Just as it has been recognised for years that people can’t be managed if we want the best performance from them, then we should not think we can ‘manage’ relationships. The dynamics of relationship are simply too great, and you have no control over your client. I have noticed a tendency for suppliers and advisors to blame the client when they can’t be managed in the way that suits the supplier or advisor. Sometimes the customers vote with their feet, take their business elsewhere only to earn the label “stupid client”. Clients get moaned about because of their lack of loyalty.

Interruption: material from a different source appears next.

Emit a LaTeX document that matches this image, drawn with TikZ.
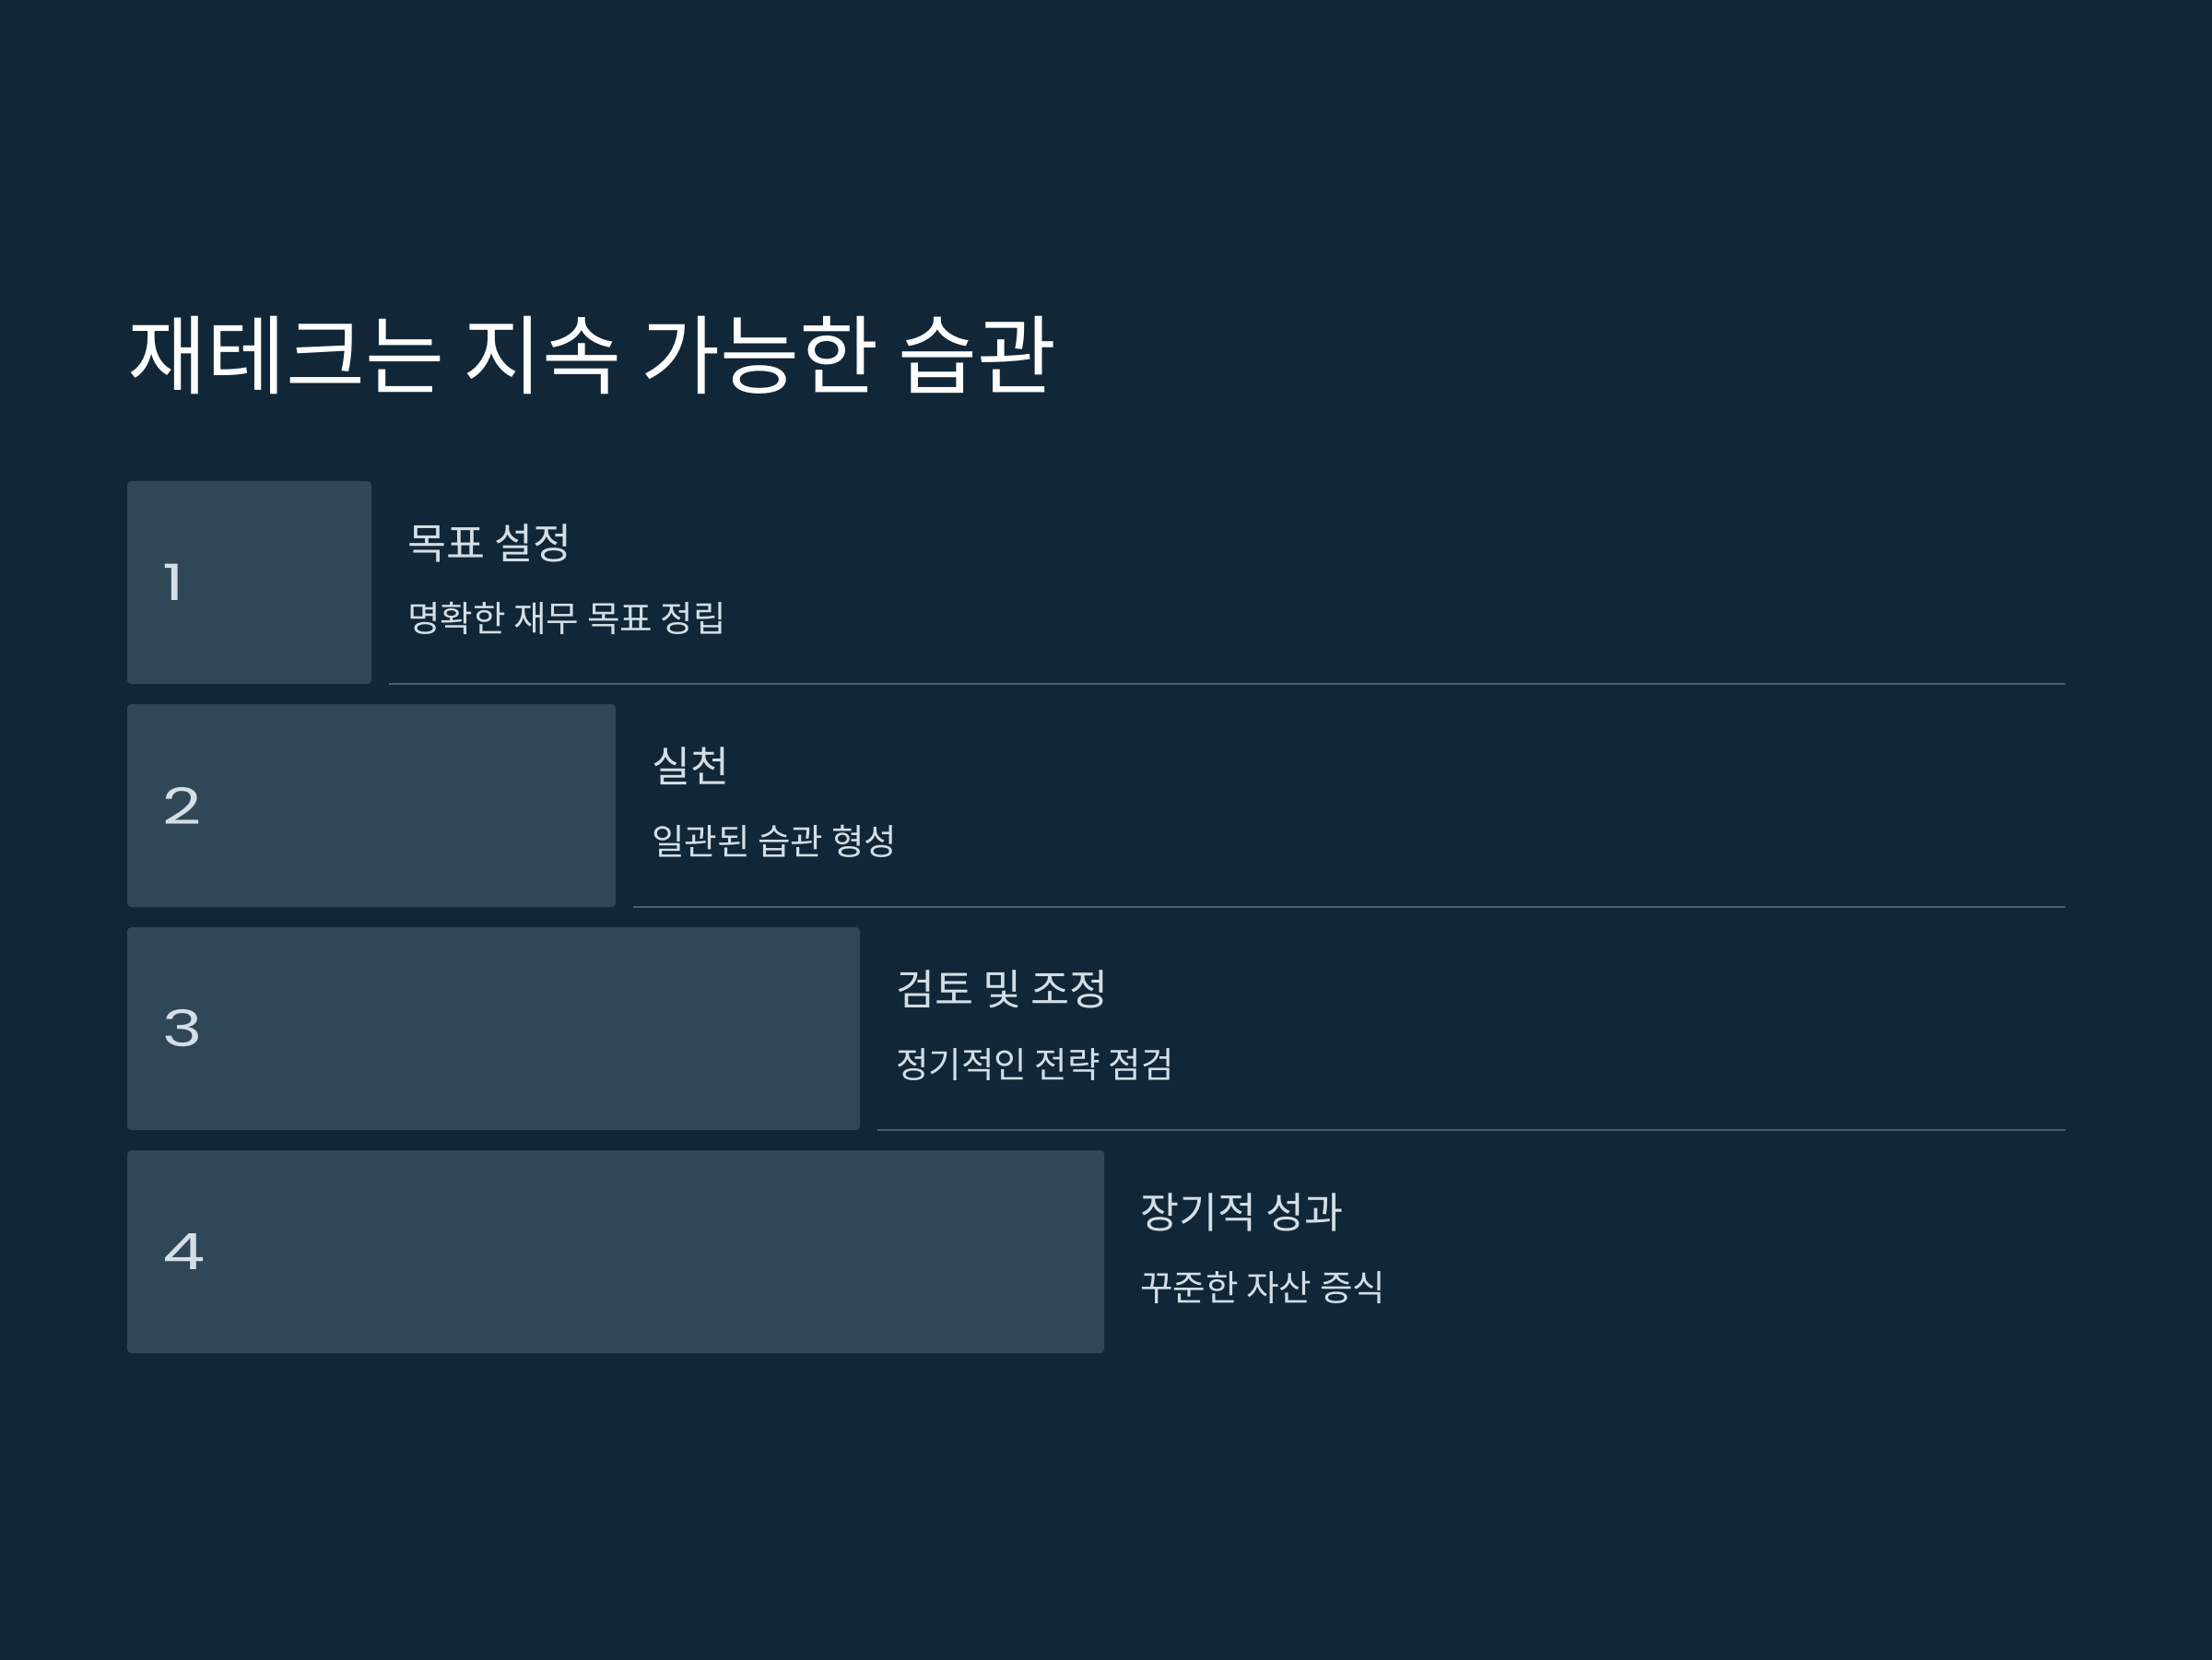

Where CRM initiatives have been successful, they tend not to focus on customer ‘management’ but rather on the client ‘experience’. I can understand why they succeed; the client ‘experience’ can be managed, much better than the relationship can be managed. The really good news is that managing the client experience is usually achieved at a much lower cost than a typical CRM programme. Whereas a CRM initiative is often seen as distant from the people working in an organisation, focusing on the client’s experience of doing business with us gets everyone involved.
There is an old saying, “We tend to measure ourselves by our intentions, other people measure us by our actions.” The relationship that we have with our clients is based on the experience a client has of doing business with us. We will be measured against the experience that the client expects.
Client loyalty has to be earned, it cannot be expected, simply because we supply a service or product. Even if the supply of our call product or service has been carried out efficiently, we cannot expect loyalty. Client loyalty requires delivery on the client’s expectations, and then some.
When an organisation under-delivers on the client’s expectation, the results is a dissatisfied client. Delivering what the client expects results in a satisfied client. Satisfied clients are obviously better than dissatisfied clients, but do not be fooled into believing that satisfied clients will be loyal clients.
After all, consider what ‘satisfied’ means. If you are satisfied with the service of the last restaurant or hotel you visited, I suggest you would describe it as ok, not bad, no better or worse than the establishments you’d previously visited. Wow, what an accolade, to be described as no better or worse than your competitors!
If your aim is to satisfy clients, then your aim is to be described as ok. You may very well hold on to a client that is satisfied, until of course a competitor comes along and offers just a little bit more.
Before we could consider client loyalty, we have to be sure we know the client’s expectations. Just because the client happens to be in the same business as other clients we work for does not mean that we can assume they have the same expectations. In fact, it is extremely dangerous in successful relationships to assume.
Identifying the expectations of a potential client takes time and skill. Even more than that, it takes trust. If a business relationship is to result in long-term sustainable profitable income, then trust is vital. No client will share with you their full expectations, until you have built a relationship based on trust.
Fortunately, we know how trust can be developed.
Trust = credibility + competence + compatibility
Credibility comes from a combination of confidence, the initial impact we make, honesty and making sure we deliver as promised. Competence is the combination of our knowledge, track record, and the way we ask searching but non-manipulative questions. Compatibility is achieved through demonstrating genuine interest in our client, active listening, showing we care and being prepared to show vulnerability.
We often use the principle of the iceberg to demonstrate what is involved in understanding the client’s real expectations. One ninth of an iceberg lies above the water eight ninths below. What lies on the surface is easy to see, as the Titanic this discovered, it’s what lies below that can do the damage. Understanding of clients requirements and expectations involve is probing below the surface of the iceberg. Only the superficial requirements sit above the surface and they are easy for anyone to find. Only by building trust, will we ever find what’s going on below the surface.
When we have discovered what the real requirement and expectations are of a client we begin to manage our own business to deliver the experience that client expects. Remember, you cannot control or manage the client. You can control and manage the client’s experience of doing business with you. How you manage that experience, and how, you get all your people to help deliver that experience is a subject of another article.
Getting back to client loyalty, I stated earlier that that requires a client to be satisfied and then some. Chris Daffy, the UK’s Guru on customer service defines the ‘then some’ as +1’s. +1’s are the numerous small things that we can add to the service we deliver that makes a client say things like “Wow, that’s good, I didn’t expect that.” In one exercise I ran with a law firm, in one hour, their trainees came up with over a hundred +1’s that they felt, would add to their client’s experience of the firm at little or no cost.
Of course, once a client has been on the receiving end of a few +1s, this level of service becomes the norm. That is why the client experience has to be managed. Trust will need to be maintained throughout the relationship in order to keep updated about their requirements and expectations. Effort will need to put into continuing to find the +1’s that will turn a satisfied client into a loyal client.
Client relationship management is dead, long live managing the client experience!